Asked if it would hurt the commission, Novotny said “somewhat.”
But it also frees up 1 million gallons a day for current and potential future members of the water commission.
It will not result in an added price hike for customers, Novotny said.
Lyons has been part of the water commission since the late 1950s, when the village then blended lake water with well water before eventually going all lake water.
The change “is something that makes sense financially and makes sense geographically. Since we’ve recently made a large investment in our infrastructure, especially water, we’ll be able to execute this very easily,” Getty said.
Connecting to the McCook system will cost Lyons about $1 million, he said. That includes a new water main along Plainfield Road and connecting with McCook. Unique Plumbing, of Brookfield, is doing the work.
Meanwhile, work is rapidly nearing completion on a new line for the water commission along Fillmore Street from Chicago through Oak Park to Forest Park, Novotny said.
That will give the water commission a key second incoming line from the Chicago water system to go along with the original line that dates back to when FDR was in the White House.
The original, built in 1938, is along 39th Street and runs west from Cicero Avenue, Novotny said.
“It’s a 1938 vintage. That’s why we have to start looking at new lines. What we’ve done is, when this main was put in, they used to run it at 90 pounds of pressure. We dropped that to 83 pounds, and have since knocked it down to 70.
“That prolongs the life of the main. Less pressure. Less degradation. It extends the life of it, or we’d need a total replacement of the pipeline,” Novotny said from the commission’s headquarters in Brookfield.

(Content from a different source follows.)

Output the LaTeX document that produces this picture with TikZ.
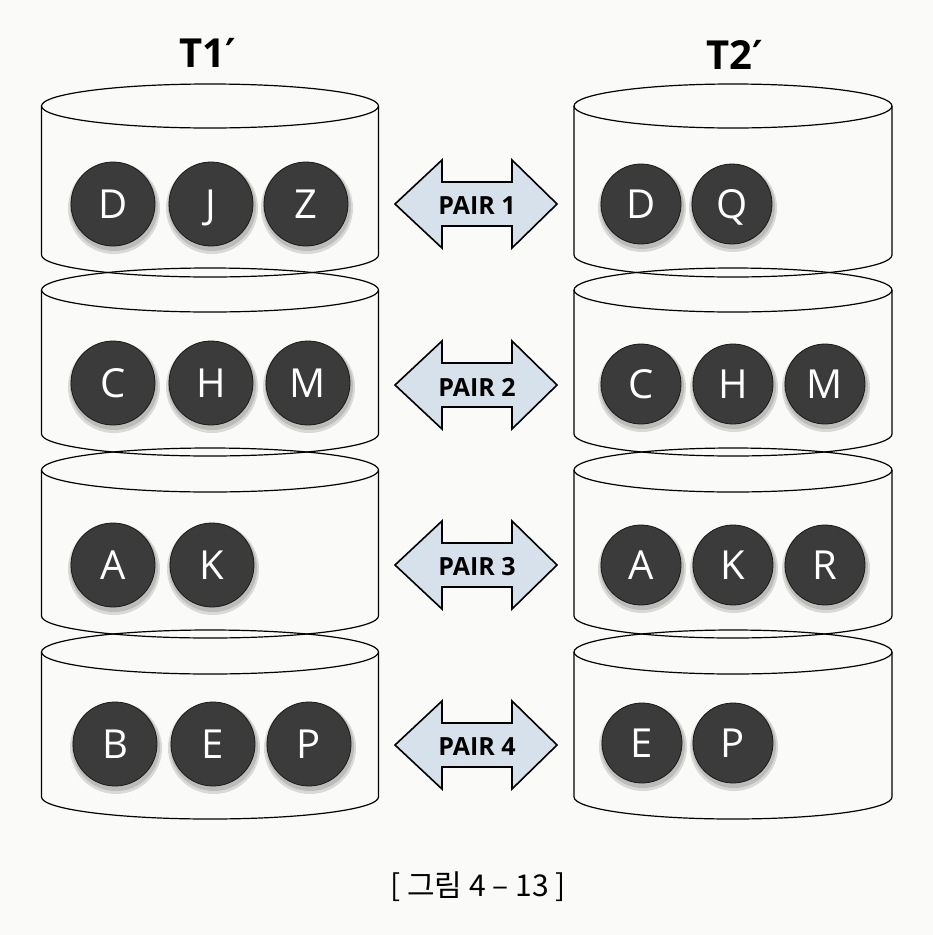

Many municipalities rely on one pipe as their source for lake water from Chicago, he said. That could be risky with aging infrastructure.
“So, what we did, since 1990 we have been investigating bringing a second pipeline out from Chicago and we are talking with other agencies about joining us,” Novotny said.
A low-interest loan of 1.64 percent from the state, teamed with money saved over the years, and the rate increase is helping pay for the project, Novotny said.
“We may recapture some of our money if other agencies buy in,” said Novotny. “There will be some revenue lost with Lyons, but we’re talking with others who may be interested in joining the commission.”
He declined to name them, other than “those interested are up in the area of the pipeline,” Novotny said.